The most recent protests apparently have arisen in response to the killing of an ethnic Mongolian herder by a coal driver who was ethnic Han. Tensions are high not just because of ethnic elements, but because of social and economics elements (the person killed was a herder, from a socioeconomic background of someone who may not have benefited generally as much from China’s recent economic development as someone with skills to drive a truck). There may also be tensions arising between communities regarding how much those who benefit from mining should compensate those who suffer most from environment damages that arise from such activities.
In any case, the government appears to be taking the right actions, seeking calm.
The Strait Times repoted:
THE top political leader of China’s vast northern region of Inner Mongolia had a meeting with local students in a bid to placate public anger, state media reported, after the hit-and-run death of a herder sparked six days of protests by ethnic Mongolians.
In the first response from the ruling Party to the demonstrations, Inner Mongolia’s Communist Party chief Hu Chunhua told students and teachers on Friday he was representing the government to seek their views on the situation and said’public anger has been immense’.

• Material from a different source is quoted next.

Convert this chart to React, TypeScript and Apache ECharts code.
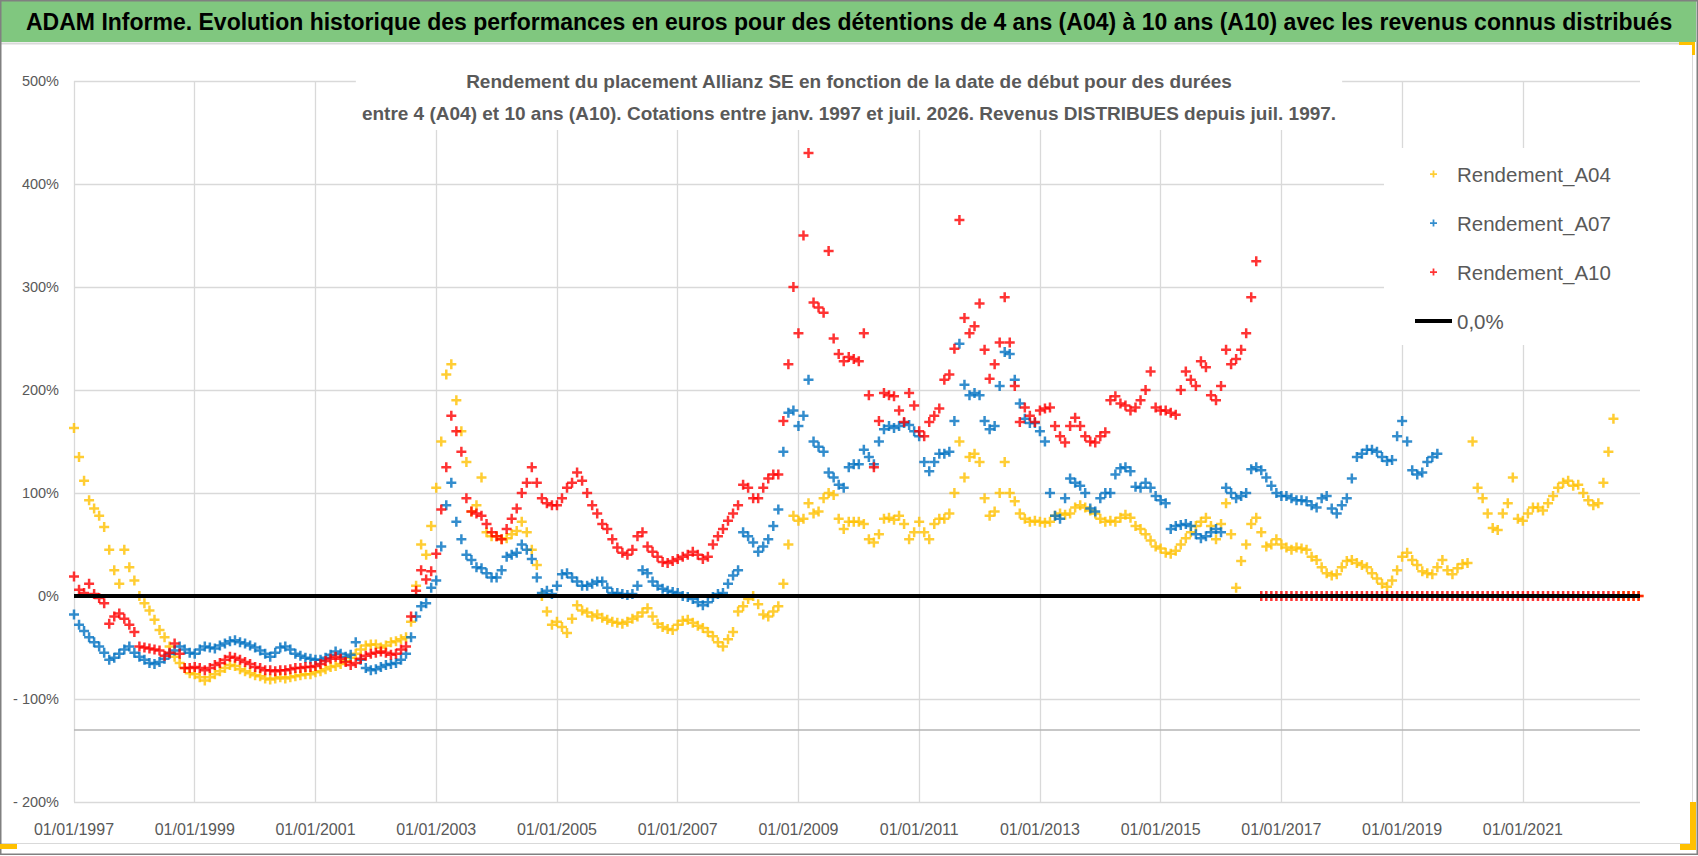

‘Please be assured, teachers and students, that the suspects … will be punished severely and quickly, so that the … rights of victims and their families can be resolutely safeguarded,’ the Inner Mongolian Daily cited Mr Hu as saying.
The xinjiang riots of a few years ago arose in large part from ethnic rumors and innuendos of a factory brawl in Shaoguan (fanned in part by outside forces).
This is not time for inflaming tensions, or the urging government to leave a vacuum. This is time for government to step in and take an active role to lead and preserve peace.